Ma è solo l’inizio di un quadriennio cupo e tormentato. Quindi, tre bombardamenti aerei in tutto, quelli sofferti da Rimini nel primo conflitto mondiale dei quali ci è dato un preciso resoconto, oltre che dai giornali locali, anche da una tavola, disegnata e annotata dal sottotenente d’artiglieria Alfonso Fiorentini, che porta il titolo «Memorie di guerra, le bombe su Rimini, rilievi e studi sulla rosa di tiro», conservata in Gambalunghiana. Una memoria preziosa da cui si ricava un bilancio non particolarmente catastrofico per gli edifici della città, anche perché dopo la prima incursione navale a sorpresa della Sankt Georg, lo stato maggiore e le autorità civili erano corse ai ripari: erano state disposte in punti strategici numerose postazioni di artiglieria contraerea, era stato attivato un campo d’aviazione con velivoli per contrastare gli attacchi e un treno blindato era sempre all’erta per poter intervenire in velocità su tutta la costa. L’Allarme che veniva propagato dalle campane della torre civica – a lenti rintocchi per attacchi navali, suono a stormo per attacchi aerei – a cui facevano eco le campane del duomo, di San Giuliano, San Nicolò, San Gaudenzo e San Giovanni.

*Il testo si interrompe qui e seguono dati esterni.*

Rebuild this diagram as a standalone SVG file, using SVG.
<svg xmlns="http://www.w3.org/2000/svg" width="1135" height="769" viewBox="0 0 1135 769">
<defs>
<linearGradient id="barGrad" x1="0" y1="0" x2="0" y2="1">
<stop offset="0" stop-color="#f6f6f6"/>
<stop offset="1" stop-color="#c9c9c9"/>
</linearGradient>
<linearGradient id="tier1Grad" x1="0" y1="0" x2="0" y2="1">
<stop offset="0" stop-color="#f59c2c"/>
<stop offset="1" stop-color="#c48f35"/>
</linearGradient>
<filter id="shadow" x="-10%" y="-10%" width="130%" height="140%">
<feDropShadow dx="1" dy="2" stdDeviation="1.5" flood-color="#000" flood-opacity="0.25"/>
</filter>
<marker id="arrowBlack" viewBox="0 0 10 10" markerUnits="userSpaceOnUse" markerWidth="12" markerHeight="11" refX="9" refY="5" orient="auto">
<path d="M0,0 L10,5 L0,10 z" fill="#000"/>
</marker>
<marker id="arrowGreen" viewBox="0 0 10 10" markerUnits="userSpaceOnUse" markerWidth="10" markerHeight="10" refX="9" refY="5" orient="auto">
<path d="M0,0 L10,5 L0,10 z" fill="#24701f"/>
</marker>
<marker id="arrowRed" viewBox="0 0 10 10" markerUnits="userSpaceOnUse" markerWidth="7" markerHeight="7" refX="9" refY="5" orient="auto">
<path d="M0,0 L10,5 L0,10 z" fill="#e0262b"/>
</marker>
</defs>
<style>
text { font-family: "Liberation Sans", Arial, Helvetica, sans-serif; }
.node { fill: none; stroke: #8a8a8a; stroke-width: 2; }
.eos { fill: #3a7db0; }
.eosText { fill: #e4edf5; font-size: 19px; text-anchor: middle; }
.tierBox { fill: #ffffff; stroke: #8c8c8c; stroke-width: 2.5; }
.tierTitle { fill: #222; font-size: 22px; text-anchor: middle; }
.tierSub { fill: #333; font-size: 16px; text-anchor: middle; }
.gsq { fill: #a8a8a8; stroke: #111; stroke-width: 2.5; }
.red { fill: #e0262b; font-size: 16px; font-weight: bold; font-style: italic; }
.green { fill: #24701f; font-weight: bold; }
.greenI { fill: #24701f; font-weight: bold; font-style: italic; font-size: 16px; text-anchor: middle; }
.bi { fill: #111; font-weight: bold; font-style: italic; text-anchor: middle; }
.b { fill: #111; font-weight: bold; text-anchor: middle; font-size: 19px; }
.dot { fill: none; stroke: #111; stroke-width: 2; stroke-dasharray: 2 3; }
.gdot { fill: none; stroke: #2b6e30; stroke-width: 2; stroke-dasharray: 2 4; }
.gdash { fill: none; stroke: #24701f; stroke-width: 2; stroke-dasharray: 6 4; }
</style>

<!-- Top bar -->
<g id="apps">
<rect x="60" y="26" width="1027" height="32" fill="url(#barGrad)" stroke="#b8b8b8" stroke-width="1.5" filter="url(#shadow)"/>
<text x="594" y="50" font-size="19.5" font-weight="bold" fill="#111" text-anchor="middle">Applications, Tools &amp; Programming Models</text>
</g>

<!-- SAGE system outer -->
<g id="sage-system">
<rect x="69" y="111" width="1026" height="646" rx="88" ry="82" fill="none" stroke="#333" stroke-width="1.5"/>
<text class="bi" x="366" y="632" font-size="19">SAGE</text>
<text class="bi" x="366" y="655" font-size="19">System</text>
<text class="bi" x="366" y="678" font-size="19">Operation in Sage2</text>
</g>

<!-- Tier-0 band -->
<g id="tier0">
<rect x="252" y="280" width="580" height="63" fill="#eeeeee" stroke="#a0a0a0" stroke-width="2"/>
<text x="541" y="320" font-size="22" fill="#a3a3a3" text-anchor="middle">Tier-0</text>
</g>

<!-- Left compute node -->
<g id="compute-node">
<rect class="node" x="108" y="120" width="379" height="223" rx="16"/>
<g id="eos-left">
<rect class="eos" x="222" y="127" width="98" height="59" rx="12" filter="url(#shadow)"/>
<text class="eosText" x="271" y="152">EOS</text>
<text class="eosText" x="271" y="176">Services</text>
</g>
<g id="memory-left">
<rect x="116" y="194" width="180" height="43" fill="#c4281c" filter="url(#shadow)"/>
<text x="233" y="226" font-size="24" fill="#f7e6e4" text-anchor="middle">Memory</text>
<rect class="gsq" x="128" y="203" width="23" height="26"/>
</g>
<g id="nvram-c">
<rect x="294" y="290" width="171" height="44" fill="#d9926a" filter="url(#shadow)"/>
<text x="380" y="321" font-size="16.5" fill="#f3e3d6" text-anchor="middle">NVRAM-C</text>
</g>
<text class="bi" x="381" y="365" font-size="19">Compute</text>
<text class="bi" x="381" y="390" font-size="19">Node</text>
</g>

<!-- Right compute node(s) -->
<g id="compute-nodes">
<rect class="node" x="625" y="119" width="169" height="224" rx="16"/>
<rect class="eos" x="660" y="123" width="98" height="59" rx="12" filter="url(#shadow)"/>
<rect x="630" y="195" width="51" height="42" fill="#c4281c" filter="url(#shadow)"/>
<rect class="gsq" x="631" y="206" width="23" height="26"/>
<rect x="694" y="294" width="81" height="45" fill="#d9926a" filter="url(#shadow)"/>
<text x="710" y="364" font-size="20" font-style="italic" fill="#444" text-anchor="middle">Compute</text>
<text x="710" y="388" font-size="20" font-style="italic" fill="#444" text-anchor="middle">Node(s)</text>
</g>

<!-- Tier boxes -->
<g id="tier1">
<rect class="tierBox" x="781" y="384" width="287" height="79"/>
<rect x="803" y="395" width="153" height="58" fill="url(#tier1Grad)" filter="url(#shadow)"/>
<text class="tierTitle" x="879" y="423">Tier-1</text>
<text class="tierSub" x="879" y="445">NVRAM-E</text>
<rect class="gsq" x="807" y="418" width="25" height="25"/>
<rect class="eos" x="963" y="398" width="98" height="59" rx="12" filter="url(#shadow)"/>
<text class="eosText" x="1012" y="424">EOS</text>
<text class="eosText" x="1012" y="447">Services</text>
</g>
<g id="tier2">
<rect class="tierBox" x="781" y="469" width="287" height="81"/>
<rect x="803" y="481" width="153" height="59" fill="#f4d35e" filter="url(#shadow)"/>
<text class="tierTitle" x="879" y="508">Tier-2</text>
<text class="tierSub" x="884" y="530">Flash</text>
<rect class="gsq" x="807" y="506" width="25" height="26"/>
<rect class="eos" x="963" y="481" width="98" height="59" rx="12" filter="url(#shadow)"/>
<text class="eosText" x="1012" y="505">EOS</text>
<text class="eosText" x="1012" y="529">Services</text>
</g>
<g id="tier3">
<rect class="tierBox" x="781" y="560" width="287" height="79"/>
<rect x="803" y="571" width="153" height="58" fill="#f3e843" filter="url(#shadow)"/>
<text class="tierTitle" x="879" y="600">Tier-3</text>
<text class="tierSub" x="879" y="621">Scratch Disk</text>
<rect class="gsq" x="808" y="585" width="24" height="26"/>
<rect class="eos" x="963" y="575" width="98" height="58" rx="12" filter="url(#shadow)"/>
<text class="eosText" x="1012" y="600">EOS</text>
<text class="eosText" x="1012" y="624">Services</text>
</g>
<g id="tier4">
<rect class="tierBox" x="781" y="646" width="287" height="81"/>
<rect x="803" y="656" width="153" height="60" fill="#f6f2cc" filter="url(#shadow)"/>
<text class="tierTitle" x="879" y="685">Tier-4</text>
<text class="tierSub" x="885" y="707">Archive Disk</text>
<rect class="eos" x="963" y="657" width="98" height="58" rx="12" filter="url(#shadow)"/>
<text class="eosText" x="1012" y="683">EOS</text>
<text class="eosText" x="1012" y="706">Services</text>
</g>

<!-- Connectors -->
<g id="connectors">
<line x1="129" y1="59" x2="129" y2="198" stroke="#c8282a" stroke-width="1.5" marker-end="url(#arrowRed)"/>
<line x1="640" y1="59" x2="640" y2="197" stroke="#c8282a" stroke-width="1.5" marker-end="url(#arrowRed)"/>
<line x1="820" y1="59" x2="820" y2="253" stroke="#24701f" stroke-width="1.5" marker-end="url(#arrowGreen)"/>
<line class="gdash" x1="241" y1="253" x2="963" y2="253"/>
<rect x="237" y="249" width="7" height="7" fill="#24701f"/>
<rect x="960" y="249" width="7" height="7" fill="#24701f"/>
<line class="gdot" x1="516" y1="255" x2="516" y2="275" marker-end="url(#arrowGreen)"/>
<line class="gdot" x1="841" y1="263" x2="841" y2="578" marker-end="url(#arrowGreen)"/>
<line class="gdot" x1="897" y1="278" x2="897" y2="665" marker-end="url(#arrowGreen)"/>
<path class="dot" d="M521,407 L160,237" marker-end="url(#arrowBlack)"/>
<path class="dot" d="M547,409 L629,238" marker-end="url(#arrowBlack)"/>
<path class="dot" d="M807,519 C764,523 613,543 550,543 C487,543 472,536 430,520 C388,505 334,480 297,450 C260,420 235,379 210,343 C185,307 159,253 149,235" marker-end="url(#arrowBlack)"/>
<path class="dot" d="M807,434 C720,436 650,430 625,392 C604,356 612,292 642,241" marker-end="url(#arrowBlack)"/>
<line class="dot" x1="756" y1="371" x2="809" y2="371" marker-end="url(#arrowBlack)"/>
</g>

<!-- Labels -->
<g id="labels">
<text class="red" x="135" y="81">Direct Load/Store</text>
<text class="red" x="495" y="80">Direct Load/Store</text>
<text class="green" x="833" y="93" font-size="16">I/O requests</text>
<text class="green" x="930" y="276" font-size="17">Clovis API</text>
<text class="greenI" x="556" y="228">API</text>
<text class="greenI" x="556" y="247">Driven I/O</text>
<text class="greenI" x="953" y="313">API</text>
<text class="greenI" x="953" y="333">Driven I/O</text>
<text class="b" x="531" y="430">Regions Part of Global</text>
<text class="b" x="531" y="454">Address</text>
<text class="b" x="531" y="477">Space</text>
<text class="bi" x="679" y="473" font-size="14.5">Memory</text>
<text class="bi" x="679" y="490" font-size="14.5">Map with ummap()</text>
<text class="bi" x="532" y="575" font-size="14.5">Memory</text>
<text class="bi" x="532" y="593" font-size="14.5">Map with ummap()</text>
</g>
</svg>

Poi, dal 1916, quando il coordinamento fu affidato al comando militare per difesa antiaerea, ad avvisare la popolazione, che poteva rifugiarsi in cantine e grotte contrassegnate da una stella, era lo scoppio di fragorosi razzi tonanti. Come le navi da guerra, anche gli incursori che arrivavano a Rimini, bombardieri o ricognitori che fossero, partivano dalla più importante base navale e aerea delle forze della triplice alleanza sull’Adriatico, Pola, che, collocata in posizione strategica, distava 135 chilometri da Venezia, 134 da Rimini, e 135 da Ancona, tutte città importanti per la difesa e per l’economia italiana. Città che, però, si trovavano quasi al limite dell’autonomia e del raggio d’azione degli aerei austriaci, costretti, quindi, ad effettuare incursioni veloci di venti minuti al massimo. E, fortunatamente, con danni limitati. Quello che Rimini pagò tra il 1915 e il 1918 fu un tributo comunque altissimo: quasi una famiglia riminese su dieci ha pianto infatti un suo giovane caduto al fronte. E il turismo, attività tra le più fiorenti che tanto benessere stava distribuendo ad una citta storicamente povera, era stato azzerato e aveva visto in Riviera dilagare insieme ai lutti anche la povertà. Aveva visto accogliere negli alberghi, nelle le pensioni e nelle colonie, profughi, feriti e prigionieri al posto dei raffinati turisti di un tempo. Come se non bastasse, a render ancora più cupi e tragici quegli anni ecco nel 1916 un terribile terremoto, che scosse la città dal 17 maggio al ferragosto, e, nel 1918, un’epidemia di spagnola che durò dall’aprile al dicembre.

Se la prima guerra mondiale aveva decretato per l’Italia e per l’Europa la fine dei sogni della Belle Epoque, per Rimini segnò la fine di quel ciclo brillante ed elegante durato più di quarant’anni che aveva visto affermare la fama e i miti della Riviera nati all’ombra del Kursaal, del Grand Hotel, dei raffinati villini e dei locali alla moda. La letteratura sulla città nel tormentato periodo di guerra è copiosissima, talvolta segnata da una vena di retorica peraltro ben giustificata dagli atti di vero eroismo e di sacrificio che si sono consumati tra il ’15 e il ’18 non solo al fronte. Tra i tanti che ne hanno scritto: Gaetano Facchinetti, Flavio Lombardini, Nevio Matteini, Ettore Tosi Brandi e Gaetano Rossi. Certo, è impossibile addentarsi correttamente con poche battute in un tema talmente complesso e importante, ma è ineludibile la riflessione che né i lutti, né la povertà, piegarono in quegli anni la popolazione di quella esuberante città dei bagni e del turismo fondata nel 1843. Nel 1922 la Riviera era pronta per nuove stagioni, completamente rinnovata. Rinnovata non solo nei luoghi e nelle strutture, ma, soprattutto, nel coraggio e gli entusiasmi dei suoi abitanti, ormai veri e propri maestri nell’arte dell’ospitalità. Ben determinati a raggiungere nuovi successi.